No the CapRover CLI tool is supposed to be installed on your local machine.

image

Yea I see your point, but in this case, this can't get any simpler. We could add a hint on login page if the Pro servers are down and point to this script...

drmrbrewer commented 1 year ago

CapRover CLI tool is supposed to be installed on your local machine

Ah, of course. I forgot that it's installed on my main server because I have a cloud-init script which installs everything required on this server, including restoring all data required from backup, also including restoring CapRover config and also deploying all apps using the CapRover CLI. So in my case I suppose that my main server is both a local machine (at least for the initial deploy) and the main CapRover instance. One of the apps installed on spin-up of the server is my IDE, and it is that which acts as my actual local server. But all on the same server!

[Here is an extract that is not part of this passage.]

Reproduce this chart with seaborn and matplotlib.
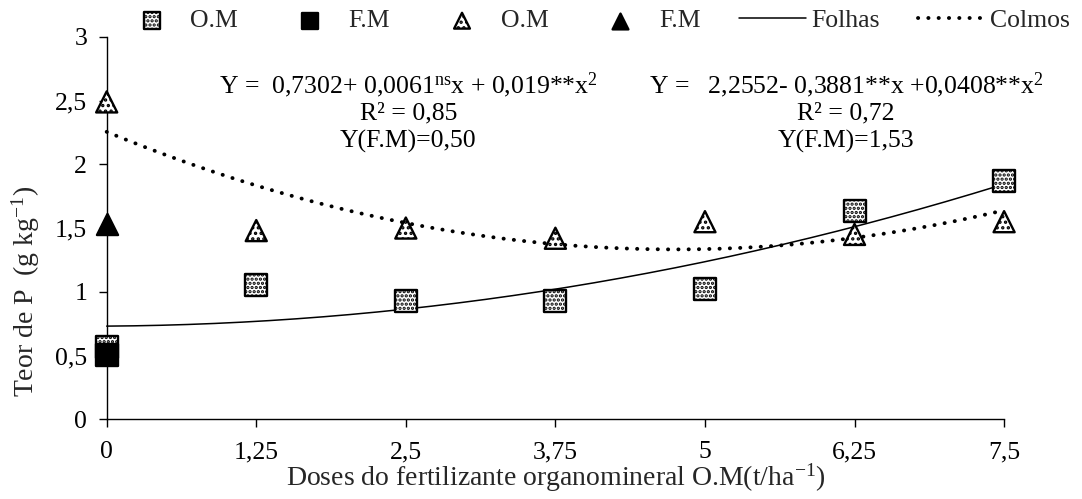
import numpy as np
import pandas as pd
import matplotlib
matplotlib.use("Agg")
import matplotlib.pyplot as plt
from matplotlib.collections import PathCollection
import seaborn as sns

# Doses of organomineral fertilizer (t/ha)
doses = [0, 1.25, 2.5, 3.75, 5, 6.25, 7.5]
# P content in leaves (Folhas) and stalks (Colmos) under O.M
folhas_om = [0.57, 1.05, 0.93, 0.93, 1.02, 1.63, 1.87]
colmos_om = [2.49, 1.48, 1.50, 1.42, 1.55, 1.45, 1.55]
# Mineral fertilizer (F.M) reference values
folhas_fm = [0.50]
colmos_fm = [1.53]
# Quadratic fit coefficients (b0, b1, b2)
coef_folhas = [0.7302, 0.0061, 0.019]
coef_colmos = [2.2552, -0.3881, 0.0408]

x_ticks = [0, 1.25, 2.5, 3.75, 5, 6.25, 7.5]
x_ticklabels = ["0", "1,25", "2,5", "3,75", "5", "6,25", "7,5"]
y_ticks = [0, 0.5, 1, 1.5, 2, 2.5, 3]
y_ticklabels = ["0", "0,5", "1", "1,5", "2", "2,5", "3"]

FS = 18.5
FS_LABEL = 20

sns.set_style("ticks")
plt.rcParams["font.family"] = ["Liberation Serif", "DejaVu Serif"]
plt.rcParams["mathtext.fontset"] = "custom"
plt.rcParams["mathtext.rm"] = "Liberation Serif"
plt.rcParams["mathtext.it"] = "Liberation Serif"
plt.rcParams["hatch.linewidth"] = 1.6
plt.rcParams["font.size"] = FS

fig = plt.figure(figsize=(10.82, 4.99), dpi=100)
ax = fig.add_axes([0.0986, 0.160, 0.8294, 0.766])

# fitted curves
xs = np.linspace(0, 7.5, 200)
fit = pd.DataFrame({
    "x": xs,
    "folhas": coef_folhas[0] + coef_folhas[1] * xs + coef_folhas[2] * xs ** 2,
    "colmos": coef_colmos[0] + coef_colmos[1] * xs + coef_colmos[2] * xs ** 2,
})
sns.lineplot(data=fit, x="x", y="folhas", ax=ax, color="black", linewidth=1.1,
             label="Folhas", legend=False, errorbar=None)
sns.lineplot(data=fit, x="x", y="colmos", ax=ax, color="black", linewidth=2.8,
             linestyle=(0, (0.05, 2.6)), dash_capstyle="round",
             label="Colmos", legend=False, errorbar=None)

pts = dict(edgecolor="black", linewidth=1.7, legend=False, zorder=3)
sns.scatterplot(x=doses, y=folhas_om, ax=ax, marker="s", s=250,
                color="white", hatch="....", label="om_folhas", **pts)
sns.scatterplot(x=[0] * len(folhas_fm), y=folhas_fm, ax=ax, marker="s", s=250,
                color="black", label="fm_folhas", **pts)
sns.scatterplot(x=doses, y=colmos_om, ax=ax, marker="^", s=230,
                color="white", hatch="...", label="om_colmos", **pts)
sns.scatterplot(x=[0] * len(colmos_fm), y=colmos_fm, ax=ax, marker="^", s=230,
                color="black", label="fm_colmos", **pts)

points = {c.get_label(): c for c in ax.collections if isinstance(c, PathCollection)}
for c in ax.collections:
    c.set_clip_on(False)
for l in ax.lines:
    l.set_clip_on(False)

ax.set_xlim(0, 7.5)
ax.set_ylim(0, 3)
ax.set_xticks(x_ticks)
ax.set_xticklabels(x_ticklabels)
ax.set_yticks(y_ticks)
ax.set_yticklabels(y_ticklabels)
ax.tick_params(axis="both", direction="out", length=6, width=1, labelsize=FS,
               color="black", labelcolor="black")
ax.tick_params(axis="x", pad=10)
ax.tick_params(axis="y", pad=8)
for side in ("left", "bottom"):
    ax.spines[side].set_color("black")
    ax.spines[side].set_linewidth(1)
sns.despine(ax=ax)

ax.set_xlabel("Doses do fertilizante organomineral O.M(t/ha$^{-1}$)", fontsize=FS_LABEL)
ax.xaxis.set_label_coords(0.5, -0.112)
ax.set_ylabel("Teor de P  (g kg$^{-1}$)", fontsize=FS_LABEL)
ax.yaxis.set_label_coords(-0.072, 0.335)

eq_kw = dict(ha="center", va="center", fontsize=FS, color="black")
ax.text(2.52, 2.62, r"Y =  0,7302+ 0,0061$^{\mathrm{ns}}$x + 0,019**x$^{2}$", **eq_kw)
ax.text(2.52, 2.40, "R² = 0,85", **eq_kw)
ax.text(2.52, 2.18, "Y(F.M)=0,50", **eq_kw)
ax.text(6.18, 2.62, r"Y =   2,2552- 0,3881**x +0,0408**x$^{2}$", **eq_kw)
ax.text(6.18, 2.40, "R² = 0,72", **eq_kw)
ax.text(6.18, 2.18, "Y(F.M)=1,53", **eq_kw)

handles = [points["om_folhas"], points["fm_folhas"], points["om_colmos"],
           points["fm_colmos"], ax.lines[0], ax.lines[1]]
labels = ["O.M", "F.M", "O.M", "F.M", "Folhas", "Colmos"]
fig.legend(handles, labels, loc="center", bbox_to_anchor=(0.549, 0.958),
           ncol=6, frameon=False, fontsize=FS, handlelength=2.6,
           handletextpad=0.2, columnspacing=1.5, markerscale=0.75,
           scatterpoints=1, borderpad=0, borderaxespad=0)

fig.savefig("out.png", dpi=100, facecolor="white")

Anyway, perhaps I'm showing my lack of understanding of shell scripts, but why can't you create an executable script file called caprover-disable-2fa with the following content:

#!/bin/bash
docker exec -it $(docker ps --filter name=captain-captain -q) npm run disable-otp

And stick it in e.g. /usr/local/bin, i.e. somewhere in the user's PATH. That way, if a slightly uncertain user doesn't know what to do when they can't access their CapRover instance, they might first consider seeing if there is a caprover-related command they can run (enter caprover then tab tab) and this caprover-disable-2fa will show up as a self-explanatory option to run... voila.

This is probably something I would add to my own cloud-init script (i.e. to create such a visible and self-explanatory helper script to find and run when I'm panicking that I can't get into my CapRover instance), unless it's created as standard...

githubsaturn commented 1 year ago

And stick it in e.g. /usr/local/bin, i.e. somewhere in the user's PATH.

CapRover itself runs in a container, hence cannot add any scripts to the host filesystem.

drmrbrewer commented 1 year ago

CapRover itself runs in a container, hence cannot add any scripts to the host filesystem

OK but it does have access to /captain and therefore could at least put such a standalone script in e.g. /captain/scripts (as suggested in my OP)?

githubsaturn commented 1 year ago

This is where I disagree on whether this is the right long term approach. i.e., I don't think running /captain/script/disable-otp.sh is far easier than docker exec -it $(docker ps --filter name=captain-captain -q) npm run disable-otp

You'd still have to lookup the docs to know whether it sits. So it's just a matter of a longer copy-paste.

drmrbrewer commented 1 year ago

I don't think running /captain/scripts/disable-otp.sh is far easier than docker exec -it $(docker ps --filter name=captain-captain -q) npm run disable-otp

It is in the sense that the script is already there on the local machine, and you don't need to look anything up (possibly on a help site that is down)... it's just a case of remembering that there are some handy helper scripts in /captain/scripts/ (which isn't hard to do) and then seeing if there is one that does what you need... nothing to look up and nothing to copy/paste.

You'd still have to lookup the docs to know whether it sits. So it's just a matter of a longer copy-paste

IMHO the current implementation of this suggestion does just that... you still need to lookup the docs and you still need to copy/paste the command(s) from the docs... so there isn't really any benefit to the user in copy/pasting 1 line (new solution) vs copy/pasting 4 lines (previous solution).

Anyway, I'll add a pre-written script to my own set of handy helper scripts which I create when spinning up a new server, if it's only me who will find it useful.